- Born: Jacob Solomon Levin 4 May 1840 Kokhanovo, Mogilev Governorate, Russian Empire
- Died: 17 January 1896 (aged 55) Yekaterinoslav, Yekaterinoslav Governorate, Russian Empire
- Writing career
- Pen name: Yashbiel (ישביא״ל)
- Language: Hebrew

= Jacob Solomon Olschwang =

Jacob Solomon Olschwang (יעקב שלמה אָלשװאַנג; 4 May 1840 – 17 January 1896), also known by the acronym Yashbiel (ישביא״ל), was a Russian writer and Hebraist.

==Biography==
Jacob Solomon Levin was born to a notable Ḥasidic family in Kokhanovo, Mogilev, a descendant of David Conforte. He received a thorough Jewish education, and studied Talmud and Halakha, the Zohar and various other Kabbalistic works. He then went to Kovno, where he studied at the yeshiva of Navyazki. In 1862 he settled in Friedrichstadt, Courland, where he joined the circle of the Maskilim and in a short time was able to write Hebrew well. He changed his family name to Olschwang when he moved to Kremenchuk in 1866.

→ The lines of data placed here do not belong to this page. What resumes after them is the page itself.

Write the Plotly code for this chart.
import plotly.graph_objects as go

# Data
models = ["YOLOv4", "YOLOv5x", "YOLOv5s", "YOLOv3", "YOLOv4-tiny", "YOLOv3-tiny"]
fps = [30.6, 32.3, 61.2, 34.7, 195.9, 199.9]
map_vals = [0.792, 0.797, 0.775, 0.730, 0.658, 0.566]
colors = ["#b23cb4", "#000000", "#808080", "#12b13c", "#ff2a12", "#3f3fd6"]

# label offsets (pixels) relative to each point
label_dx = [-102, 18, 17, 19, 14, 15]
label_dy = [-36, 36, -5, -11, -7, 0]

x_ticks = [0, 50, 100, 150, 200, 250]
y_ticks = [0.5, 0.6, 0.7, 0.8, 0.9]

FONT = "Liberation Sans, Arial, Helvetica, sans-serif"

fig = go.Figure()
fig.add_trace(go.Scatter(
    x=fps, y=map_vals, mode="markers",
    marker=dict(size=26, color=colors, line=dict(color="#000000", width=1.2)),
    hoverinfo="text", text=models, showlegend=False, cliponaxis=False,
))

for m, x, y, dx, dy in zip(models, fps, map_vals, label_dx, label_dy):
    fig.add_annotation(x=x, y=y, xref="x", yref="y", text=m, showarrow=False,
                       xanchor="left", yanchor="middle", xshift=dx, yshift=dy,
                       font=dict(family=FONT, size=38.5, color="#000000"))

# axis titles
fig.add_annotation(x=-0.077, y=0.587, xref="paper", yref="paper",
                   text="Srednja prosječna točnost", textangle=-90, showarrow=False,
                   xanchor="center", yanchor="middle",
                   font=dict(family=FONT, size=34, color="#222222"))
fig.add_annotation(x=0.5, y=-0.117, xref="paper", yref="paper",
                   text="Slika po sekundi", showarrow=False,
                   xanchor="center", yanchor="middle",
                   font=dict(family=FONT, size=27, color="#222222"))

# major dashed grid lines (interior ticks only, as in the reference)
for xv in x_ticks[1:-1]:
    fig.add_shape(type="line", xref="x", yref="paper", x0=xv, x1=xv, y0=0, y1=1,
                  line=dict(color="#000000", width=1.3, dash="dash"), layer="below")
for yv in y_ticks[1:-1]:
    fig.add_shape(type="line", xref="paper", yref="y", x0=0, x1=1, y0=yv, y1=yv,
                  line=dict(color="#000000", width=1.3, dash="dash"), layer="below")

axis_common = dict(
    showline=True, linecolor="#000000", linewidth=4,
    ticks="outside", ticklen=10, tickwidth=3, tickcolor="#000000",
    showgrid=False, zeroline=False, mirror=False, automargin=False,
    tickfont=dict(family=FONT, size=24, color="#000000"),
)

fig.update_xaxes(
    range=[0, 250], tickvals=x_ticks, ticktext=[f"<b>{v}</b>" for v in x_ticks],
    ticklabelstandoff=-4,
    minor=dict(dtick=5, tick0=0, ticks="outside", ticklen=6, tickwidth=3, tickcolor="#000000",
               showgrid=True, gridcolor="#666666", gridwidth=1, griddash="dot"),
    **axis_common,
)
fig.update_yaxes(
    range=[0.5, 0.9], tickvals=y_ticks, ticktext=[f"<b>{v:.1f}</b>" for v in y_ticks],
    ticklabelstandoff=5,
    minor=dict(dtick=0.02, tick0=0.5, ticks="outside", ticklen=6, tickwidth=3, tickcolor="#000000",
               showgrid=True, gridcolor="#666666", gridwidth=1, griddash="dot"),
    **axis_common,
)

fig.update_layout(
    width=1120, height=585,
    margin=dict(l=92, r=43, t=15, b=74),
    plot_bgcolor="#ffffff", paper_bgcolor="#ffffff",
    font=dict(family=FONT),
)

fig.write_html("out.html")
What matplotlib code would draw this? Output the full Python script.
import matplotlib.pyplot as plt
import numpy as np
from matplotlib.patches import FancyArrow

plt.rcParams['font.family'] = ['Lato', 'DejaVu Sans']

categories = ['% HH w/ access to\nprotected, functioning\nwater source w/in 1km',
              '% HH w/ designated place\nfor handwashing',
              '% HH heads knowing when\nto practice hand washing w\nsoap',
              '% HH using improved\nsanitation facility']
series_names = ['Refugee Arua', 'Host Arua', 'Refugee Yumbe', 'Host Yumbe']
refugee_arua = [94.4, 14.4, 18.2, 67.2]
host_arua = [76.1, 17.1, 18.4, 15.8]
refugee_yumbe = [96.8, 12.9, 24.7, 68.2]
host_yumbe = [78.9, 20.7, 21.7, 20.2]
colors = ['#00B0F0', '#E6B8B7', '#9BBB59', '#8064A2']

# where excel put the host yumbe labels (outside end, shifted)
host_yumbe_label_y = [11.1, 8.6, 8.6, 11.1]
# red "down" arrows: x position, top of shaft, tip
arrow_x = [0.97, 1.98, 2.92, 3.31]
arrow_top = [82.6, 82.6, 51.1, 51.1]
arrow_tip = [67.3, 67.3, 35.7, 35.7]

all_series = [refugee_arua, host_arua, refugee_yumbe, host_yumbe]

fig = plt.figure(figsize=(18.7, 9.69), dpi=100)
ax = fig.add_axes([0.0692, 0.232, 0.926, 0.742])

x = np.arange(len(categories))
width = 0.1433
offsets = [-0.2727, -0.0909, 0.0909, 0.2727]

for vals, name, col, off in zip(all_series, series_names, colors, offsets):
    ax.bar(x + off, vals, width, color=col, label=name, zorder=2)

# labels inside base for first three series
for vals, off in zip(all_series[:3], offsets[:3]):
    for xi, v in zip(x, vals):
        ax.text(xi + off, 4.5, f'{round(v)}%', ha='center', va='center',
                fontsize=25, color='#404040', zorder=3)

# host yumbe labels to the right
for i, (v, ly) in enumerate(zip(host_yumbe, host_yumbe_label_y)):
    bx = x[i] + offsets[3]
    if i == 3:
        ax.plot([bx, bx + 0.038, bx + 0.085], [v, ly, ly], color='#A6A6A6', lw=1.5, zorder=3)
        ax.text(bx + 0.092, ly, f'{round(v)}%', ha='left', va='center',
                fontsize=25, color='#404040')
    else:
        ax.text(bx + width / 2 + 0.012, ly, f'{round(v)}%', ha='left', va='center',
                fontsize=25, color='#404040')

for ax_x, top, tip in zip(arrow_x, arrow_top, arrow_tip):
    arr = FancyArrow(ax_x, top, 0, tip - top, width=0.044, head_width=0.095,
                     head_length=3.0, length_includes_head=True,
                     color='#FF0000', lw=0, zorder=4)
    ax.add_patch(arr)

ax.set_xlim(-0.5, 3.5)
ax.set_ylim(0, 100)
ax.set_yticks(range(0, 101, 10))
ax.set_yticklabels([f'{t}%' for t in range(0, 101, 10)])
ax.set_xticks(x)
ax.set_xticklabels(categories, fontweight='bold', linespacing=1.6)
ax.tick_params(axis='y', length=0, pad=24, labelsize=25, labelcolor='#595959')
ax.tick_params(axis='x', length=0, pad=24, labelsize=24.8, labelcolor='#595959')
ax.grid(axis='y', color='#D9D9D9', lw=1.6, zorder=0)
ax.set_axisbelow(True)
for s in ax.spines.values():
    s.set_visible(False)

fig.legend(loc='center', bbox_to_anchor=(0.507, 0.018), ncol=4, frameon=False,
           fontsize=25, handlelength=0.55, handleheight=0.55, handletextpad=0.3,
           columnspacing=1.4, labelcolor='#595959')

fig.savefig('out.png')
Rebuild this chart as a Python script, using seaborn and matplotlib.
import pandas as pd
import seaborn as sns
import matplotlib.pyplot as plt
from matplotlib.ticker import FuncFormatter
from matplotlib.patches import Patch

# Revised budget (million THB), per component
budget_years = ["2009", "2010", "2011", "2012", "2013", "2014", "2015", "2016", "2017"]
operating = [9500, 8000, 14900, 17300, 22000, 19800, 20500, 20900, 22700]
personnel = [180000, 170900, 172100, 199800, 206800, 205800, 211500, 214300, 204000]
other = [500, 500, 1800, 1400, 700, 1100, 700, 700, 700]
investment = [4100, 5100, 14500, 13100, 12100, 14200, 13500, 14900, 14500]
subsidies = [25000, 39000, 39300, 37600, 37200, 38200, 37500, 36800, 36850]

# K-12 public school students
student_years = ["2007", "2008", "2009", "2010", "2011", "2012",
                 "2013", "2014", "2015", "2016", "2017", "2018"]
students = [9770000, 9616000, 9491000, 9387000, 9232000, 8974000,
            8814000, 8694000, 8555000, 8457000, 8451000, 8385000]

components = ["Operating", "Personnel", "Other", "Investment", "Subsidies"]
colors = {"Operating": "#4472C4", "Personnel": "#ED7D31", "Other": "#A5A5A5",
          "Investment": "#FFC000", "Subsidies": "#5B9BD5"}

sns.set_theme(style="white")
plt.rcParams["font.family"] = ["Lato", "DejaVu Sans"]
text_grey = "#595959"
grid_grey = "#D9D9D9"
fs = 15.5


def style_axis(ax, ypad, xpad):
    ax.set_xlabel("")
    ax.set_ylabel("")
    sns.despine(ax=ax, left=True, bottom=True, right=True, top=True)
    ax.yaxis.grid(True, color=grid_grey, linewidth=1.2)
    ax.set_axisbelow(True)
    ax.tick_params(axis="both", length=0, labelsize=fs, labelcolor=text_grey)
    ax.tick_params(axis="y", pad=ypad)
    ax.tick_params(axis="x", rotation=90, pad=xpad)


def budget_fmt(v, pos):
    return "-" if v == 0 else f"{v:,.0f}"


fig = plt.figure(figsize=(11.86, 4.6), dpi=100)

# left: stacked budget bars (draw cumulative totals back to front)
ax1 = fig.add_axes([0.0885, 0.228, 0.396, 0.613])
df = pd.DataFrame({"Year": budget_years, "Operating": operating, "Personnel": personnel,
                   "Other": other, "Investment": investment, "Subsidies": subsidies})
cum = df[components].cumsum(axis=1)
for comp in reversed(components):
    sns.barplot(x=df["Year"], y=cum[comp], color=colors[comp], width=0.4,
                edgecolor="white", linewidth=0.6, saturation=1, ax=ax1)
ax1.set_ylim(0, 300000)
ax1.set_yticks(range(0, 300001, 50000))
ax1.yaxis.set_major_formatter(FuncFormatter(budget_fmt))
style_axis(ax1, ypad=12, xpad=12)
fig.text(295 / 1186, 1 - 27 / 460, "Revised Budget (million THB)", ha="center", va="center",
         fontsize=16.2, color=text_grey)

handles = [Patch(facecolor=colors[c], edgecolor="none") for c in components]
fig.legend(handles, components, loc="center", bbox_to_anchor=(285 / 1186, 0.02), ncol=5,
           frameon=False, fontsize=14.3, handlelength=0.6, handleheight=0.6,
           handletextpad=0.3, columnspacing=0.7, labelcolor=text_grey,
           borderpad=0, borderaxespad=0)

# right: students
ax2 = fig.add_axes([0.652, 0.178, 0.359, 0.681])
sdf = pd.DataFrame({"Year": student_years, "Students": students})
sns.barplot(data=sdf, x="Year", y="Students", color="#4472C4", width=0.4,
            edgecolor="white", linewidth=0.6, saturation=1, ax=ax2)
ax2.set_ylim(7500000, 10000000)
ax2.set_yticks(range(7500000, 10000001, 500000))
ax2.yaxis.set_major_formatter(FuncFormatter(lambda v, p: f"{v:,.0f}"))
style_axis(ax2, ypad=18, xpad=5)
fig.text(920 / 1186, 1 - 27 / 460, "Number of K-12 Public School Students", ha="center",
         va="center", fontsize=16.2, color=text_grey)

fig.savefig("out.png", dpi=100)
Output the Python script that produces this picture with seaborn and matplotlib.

He contributed numerous articles to Ha-Melitz (from 1860), Ha-Shaḥar, Ha-Boḳer Or, and other Hebrew periodicals. Among Olschwang's writings are "Avot de-Kartina" (in Ha-Melitz, 1868) and "Haggadah shel Pesaḥ" (in Ha-Shaḥar, 1877), both satirical sketches of Jewish life in Russia.

Olschwang maintained a correspondence with most of the Russian Maskilim of his time, especially with Reifmann, Lillienblum, Zederbaum, Schulman, Dobsevage, and Rosenthal.